[START OF Source material]

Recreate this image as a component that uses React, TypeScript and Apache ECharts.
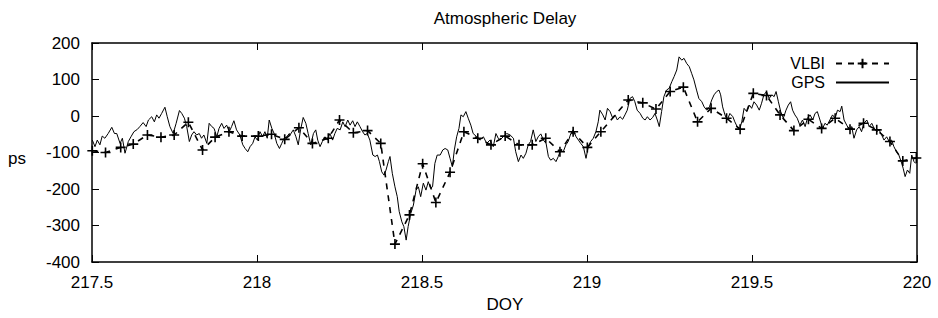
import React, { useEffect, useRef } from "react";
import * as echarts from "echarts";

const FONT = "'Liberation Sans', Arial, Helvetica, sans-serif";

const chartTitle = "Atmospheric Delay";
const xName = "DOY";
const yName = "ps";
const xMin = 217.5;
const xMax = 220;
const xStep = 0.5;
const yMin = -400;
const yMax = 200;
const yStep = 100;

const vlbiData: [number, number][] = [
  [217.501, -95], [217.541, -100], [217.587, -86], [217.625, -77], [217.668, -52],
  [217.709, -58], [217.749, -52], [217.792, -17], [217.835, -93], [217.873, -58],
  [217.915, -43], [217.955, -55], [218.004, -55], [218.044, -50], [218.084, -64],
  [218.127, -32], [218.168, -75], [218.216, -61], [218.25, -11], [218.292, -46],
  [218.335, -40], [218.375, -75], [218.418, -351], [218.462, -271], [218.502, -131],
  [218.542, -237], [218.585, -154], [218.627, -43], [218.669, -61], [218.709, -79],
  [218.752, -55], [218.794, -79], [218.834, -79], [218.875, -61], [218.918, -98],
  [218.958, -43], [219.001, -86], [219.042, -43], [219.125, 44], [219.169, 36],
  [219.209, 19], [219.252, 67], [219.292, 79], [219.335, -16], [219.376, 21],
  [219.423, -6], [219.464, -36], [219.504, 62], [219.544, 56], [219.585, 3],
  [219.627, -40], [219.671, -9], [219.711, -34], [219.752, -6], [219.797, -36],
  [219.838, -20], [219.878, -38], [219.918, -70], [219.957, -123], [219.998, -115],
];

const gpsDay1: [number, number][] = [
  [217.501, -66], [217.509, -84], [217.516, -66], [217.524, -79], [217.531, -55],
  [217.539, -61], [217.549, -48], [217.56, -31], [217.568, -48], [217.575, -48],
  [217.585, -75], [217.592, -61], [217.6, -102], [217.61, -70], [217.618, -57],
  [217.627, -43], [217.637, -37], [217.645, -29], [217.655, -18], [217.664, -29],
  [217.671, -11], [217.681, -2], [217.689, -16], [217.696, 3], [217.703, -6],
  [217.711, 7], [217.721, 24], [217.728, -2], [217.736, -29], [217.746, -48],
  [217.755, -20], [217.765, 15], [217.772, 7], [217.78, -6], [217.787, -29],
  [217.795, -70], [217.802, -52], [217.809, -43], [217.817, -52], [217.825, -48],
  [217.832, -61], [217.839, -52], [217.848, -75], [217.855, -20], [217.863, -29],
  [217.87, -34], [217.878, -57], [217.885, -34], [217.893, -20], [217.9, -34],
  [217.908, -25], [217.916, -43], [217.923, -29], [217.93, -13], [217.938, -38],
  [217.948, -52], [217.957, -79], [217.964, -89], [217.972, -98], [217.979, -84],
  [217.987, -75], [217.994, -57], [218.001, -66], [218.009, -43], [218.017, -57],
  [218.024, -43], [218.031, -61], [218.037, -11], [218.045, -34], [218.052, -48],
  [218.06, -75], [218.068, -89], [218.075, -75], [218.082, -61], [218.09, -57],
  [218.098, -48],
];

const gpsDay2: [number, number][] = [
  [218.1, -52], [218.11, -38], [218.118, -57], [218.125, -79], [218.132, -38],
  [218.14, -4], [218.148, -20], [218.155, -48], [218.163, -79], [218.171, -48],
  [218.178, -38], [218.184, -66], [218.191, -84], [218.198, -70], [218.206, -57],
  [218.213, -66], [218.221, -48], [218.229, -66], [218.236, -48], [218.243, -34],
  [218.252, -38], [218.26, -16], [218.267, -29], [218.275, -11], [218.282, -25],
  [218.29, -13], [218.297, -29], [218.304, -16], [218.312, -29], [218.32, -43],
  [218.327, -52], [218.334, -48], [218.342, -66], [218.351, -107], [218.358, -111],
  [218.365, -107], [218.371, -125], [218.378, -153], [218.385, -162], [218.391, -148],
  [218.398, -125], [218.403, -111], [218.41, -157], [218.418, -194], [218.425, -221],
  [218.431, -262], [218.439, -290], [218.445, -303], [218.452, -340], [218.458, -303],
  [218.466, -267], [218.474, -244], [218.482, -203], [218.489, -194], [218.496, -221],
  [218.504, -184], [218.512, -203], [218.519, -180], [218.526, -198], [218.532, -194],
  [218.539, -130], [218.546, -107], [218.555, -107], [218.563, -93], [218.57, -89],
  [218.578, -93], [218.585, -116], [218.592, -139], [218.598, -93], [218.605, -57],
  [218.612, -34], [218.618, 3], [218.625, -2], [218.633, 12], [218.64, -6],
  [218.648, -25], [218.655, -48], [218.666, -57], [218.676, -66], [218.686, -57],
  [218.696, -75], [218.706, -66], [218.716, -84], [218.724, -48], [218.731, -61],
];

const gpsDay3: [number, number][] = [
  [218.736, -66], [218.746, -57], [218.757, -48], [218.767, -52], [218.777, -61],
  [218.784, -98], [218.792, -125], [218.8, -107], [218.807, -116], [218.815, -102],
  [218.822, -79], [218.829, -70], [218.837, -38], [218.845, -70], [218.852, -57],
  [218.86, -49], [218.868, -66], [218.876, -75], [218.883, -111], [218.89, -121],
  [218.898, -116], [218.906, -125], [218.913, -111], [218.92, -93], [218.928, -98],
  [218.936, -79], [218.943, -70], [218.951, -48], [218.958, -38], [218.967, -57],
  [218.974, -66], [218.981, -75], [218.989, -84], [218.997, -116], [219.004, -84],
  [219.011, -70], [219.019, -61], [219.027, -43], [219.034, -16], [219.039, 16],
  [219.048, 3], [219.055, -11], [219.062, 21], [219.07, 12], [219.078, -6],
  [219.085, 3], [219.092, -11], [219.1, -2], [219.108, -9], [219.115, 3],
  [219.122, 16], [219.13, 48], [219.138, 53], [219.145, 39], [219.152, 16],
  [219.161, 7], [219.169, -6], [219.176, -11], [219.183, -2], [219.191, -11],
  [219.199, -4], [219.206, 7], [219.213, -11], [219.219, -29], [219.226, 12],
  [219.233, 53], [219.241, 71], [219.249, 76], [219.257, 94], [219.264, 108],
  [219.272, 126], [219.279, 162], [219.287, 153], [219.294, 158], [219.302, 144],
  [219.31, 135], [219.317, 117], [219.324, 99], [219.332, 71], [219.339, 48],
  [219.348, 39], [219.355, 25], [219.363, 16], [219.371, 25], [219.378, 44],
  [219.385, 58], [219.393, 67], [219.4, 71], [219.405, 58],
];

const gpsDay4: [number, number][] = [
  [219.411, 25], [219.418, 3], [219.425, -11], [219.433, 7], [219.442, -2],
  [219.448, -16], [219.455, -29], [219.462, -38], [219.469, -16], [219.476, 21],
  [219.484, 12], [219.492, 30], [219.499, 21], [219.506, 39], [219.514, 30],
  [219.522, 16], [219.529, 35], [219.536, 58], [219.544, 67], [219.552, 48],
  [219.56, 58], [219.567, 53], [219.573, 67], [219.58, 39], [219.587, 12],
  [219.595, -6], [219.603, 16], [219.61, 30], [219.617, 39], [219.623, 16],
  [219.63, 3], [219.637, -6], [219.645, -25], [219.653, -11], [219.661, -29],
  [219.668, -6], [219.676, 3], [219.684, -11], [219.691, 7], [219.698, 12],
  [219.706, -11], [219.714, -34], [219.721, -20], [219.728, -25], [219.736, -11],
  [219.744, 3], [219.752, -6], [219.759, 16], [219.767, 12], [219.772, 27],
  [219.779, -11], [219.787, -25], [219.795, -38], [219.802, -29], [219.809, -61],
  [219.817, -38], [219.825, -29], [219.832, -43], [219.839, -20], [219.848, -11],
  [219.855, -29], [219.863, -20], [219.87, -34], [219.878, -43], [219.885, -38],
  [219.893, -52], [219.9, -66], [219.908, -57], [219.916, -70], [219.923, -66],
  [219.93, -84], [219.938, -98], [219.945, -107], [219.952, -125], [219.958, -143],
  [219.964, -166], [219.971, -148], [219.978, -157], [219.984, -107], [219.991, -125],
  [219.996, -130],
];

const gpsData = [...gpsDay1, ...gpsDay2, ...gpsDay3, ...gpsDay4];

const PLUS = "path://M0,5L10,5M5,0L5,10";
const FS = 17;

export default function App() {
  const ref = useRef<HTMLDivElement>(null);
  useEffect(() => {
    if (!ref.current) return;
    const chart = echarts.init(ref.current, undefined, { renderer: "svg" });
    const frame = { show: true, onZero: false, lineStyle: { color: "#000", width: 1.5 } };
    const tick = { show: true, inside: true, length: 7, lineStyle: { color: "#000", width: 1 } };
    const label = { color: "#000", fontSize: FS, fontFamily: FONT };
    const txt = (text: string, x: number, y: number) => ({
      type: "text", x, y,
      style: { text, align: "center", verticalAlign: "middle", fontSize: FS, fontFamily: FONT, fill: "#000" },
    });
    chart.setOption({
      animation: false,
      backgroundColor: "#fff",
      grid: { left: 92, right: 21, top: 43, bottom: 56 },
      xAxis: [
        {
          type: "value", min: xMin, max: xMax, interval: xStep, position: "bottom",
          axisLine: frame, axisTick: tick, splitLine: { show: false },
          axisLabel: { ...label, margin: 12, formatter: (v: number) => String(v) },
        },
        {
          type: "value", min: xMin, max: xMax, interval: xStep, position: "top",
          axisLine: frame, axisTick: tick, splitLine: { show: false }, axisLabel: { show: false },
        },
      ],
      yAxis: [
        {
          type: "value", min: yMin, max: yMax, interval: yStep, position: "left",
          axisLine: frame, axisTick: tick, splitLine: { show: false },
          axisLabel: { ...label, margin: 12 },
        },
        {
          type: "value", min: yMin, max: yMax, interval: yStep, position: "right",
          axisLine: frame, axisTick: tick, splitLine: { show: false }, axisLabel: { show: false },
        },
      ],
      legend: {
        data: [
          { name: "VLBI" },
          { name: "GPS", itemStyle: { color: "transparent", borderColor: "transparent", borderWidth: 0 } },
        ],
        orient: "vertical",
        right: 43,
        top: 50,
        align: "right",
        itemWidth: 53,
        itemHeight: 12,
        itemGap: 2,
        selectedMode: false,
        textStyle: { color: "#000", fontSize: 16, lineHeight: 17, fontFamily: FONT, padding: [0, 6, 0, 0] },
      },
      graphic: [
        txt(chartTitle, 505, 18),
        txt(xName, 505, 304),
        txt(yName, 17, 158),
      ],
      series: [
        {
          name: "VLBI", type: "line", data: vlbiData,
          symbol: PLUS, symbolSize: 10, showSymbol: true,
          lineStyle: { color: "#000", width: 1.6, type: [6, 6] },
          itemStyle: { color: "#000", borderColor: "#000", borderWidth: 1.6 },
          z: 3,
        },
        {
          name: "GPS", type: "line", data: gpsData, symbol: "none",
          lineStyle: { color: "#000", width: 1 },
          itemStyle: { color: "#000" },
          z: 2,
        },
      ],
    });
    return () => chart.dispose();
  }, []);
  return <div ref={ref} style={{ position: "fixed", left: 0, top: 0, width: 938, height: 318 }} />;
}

[END OF Source material]

Required task: Repeat the lines of the listing above verbatim, beginning at its first line and ending at the line containing "const yStep = 100;", which is included. Omit pictures.

Solution for this problem:
Recreate this image as a component that uses React, TypeScript and Apache ECharts.
import React, { useEffect, useRef } from "react";
import * as echarts from "echarts";

const FONT = "'Liberation Sans', Arial, Helvetica, sans-serif";

const chartTitle = "Atmospheric Delay";
const xName = "DOY";
const yName = "ps";
const xMin = 217.5;
const xMax = 220;
const xStep = 0.5;
const yMin = -400;
const yMax = 200;
const yStep = 100;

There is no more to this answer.